» **Provided information**:
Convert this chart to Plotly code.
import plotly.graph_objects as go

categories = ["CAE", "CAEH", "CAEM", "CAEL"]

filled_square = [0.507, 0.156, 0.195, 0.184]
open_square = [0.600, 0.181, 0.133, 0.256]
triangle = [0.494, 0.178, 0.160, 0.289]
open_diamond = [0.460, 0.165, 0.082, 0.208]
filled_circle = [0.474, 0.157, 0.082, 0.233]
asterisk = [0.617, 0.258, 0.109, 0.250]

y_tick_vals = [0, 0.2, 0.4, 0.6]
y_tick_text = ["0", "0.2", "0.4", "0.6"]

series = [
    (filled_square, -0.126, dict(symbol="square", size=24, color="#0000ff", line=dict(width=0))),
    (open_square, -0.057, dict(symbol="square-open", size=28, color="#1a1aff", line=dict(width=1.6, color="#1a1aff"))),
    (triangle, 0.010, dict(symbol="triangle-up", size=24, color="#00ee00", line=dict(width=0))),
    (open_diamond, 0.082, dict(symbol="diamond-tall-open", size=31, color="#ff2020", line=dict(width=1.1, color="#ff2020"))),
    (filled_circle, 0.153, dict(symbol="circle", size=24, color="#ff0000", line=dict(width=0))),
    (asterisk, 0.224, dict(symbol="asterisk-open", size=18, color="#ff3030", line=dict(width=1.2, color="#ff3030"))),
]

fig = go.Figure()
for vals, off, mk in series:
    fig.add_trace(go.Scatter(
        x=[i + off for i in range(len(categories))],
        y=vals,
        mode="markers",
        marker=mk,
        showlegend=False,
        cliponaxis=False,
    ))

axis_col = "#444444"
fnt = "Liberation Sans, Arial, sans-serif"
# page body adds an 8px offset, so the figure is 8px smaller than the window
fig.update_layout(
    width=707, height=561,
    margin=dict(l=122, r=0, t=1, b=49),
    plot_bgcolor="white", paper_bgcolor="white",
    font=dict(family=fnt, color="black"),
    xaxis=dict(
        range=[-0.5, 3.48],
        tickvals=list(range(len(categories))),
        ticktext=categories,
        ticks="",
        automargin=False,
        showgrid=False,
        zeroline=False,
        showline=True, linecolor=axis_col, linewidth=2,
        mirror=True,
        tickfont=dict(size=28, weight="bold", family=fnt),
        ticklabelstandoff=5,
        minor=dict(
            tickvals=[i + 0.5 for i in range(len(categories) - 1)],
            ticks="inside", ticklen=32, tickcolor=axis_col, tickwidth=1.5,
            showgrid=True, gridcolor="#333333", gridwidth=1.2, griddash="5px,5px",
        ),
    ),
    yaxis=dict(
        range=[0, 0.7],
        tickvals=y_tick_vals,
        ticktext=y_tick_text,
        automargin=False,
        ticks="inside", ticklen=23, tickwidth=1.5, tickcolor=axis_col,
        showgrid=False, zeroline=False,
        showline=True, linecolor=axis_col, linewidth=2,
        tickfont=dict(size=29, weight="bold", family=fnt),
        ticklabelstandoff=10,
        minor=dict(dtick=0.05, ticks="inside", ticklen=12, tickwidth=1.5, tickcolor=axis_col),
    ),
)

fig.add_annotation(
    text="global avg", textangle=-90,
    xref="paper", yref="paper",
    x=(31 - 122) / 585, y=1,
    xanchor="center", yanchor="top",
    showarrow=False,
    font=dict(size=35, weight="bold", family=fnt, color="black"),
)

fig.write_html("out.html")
--
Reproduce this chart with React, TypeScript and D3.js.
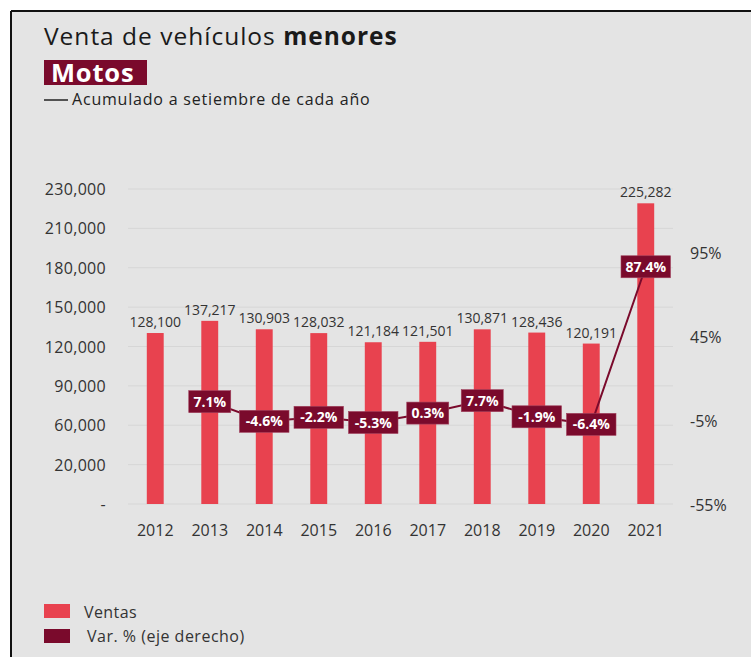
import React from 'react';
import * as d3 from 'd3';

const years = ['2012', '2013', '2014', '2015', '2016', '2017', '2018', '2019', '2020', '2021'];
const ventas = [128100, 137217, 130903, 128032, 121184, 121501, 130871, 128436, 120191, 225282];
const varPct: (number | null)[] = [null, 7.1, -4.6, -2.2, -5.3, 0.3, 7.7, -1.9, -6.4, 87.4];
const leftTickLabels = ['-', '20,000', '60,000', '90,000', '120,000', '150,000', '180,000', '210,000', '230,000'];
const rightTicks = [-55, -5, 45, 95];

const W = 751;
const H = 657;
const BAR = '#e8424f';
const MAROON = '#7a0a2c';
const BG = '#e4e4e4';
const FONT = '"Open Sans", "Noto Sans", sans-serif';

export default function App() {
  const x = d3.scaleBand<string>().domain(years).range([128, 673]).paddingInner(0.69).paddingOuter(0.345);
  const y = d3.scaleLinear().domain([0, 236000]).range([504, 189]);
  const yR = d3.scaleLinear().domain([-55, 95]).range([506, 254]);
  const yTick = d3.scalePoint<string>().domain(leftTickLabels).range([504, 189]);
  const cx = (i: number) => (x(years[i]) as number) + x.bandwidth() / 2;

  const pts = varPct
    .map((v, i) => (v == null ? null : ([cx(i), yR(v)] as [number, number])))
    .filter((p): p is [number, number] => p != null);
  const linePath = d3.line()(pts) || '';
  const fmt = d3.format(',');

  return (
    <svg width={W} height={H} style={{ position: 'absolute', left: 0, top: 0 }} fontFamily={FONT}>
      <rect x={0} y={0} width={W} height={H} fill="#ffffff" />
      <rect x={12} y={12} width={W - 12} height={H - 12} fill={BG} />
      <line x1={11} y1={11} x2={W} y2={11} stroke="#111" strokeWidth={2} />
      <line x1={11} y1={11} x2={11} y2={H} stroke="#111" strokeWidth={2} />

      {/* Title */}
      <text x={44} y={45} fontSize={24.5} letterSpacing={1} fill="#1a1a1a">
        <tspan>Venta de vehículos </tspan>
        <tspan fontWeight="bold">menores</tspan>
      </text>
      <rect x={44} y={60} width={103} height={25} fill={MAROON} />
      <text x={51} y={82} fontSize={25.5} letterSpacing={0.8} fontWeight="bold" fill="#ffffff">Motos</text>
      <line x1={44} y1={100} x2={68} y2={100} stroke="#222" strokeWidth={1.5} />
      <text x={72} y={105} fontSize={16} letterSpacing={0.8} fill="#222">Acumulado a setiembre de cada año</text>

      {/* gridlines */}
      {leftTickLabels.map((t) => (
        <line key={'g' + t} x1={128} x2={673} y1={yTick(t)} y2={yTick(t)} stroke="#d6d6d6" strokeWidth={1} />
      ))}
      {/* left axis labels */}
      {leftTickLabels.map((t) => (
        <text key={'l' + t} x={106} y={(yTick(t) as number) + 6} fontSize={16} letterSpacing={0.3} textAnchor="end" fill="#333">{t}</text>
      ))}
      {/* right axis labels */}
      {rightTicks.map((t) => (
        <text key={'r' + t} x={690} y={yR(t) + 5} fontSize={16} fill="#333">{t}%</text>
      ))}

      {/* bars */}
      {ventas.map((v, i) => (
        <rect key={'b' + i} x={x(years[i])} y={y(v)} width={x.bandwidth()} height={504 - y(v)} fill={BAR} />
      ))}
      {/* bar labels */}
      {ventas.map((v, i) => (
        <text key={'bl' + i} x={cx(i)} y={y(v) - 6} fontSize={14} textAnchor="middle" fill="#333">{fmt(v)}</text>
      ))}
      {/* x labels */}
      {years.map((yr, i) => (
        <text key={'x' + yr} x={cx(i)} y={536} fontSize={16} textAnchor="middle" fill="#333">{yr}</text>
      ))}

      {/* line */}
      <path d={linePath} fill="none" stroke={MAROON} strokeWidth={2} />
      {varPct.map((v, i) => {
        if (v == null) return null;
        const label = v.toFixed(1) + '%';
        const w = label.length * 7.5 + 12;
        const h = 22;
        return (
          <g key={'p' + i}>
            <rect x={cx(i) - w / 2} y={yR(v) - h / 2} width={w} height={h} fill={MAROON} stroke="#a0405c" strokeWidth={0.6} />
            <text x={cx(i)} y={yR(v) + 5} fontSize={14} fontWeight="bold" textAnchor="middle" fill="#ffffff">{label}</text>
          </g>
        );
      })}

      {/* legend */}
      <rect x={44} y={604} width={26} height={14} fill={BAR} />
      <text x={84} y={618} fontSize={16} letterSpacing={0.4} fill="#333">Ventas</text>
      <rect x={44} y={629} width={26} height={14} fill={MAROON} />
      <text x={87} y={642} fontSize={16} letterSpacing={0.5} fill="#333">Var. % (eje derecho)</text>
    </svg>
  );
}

» **Written problem**: Among the records above, how many lines carry the string "this"? Reply with the number alone.

» **Task result**: 2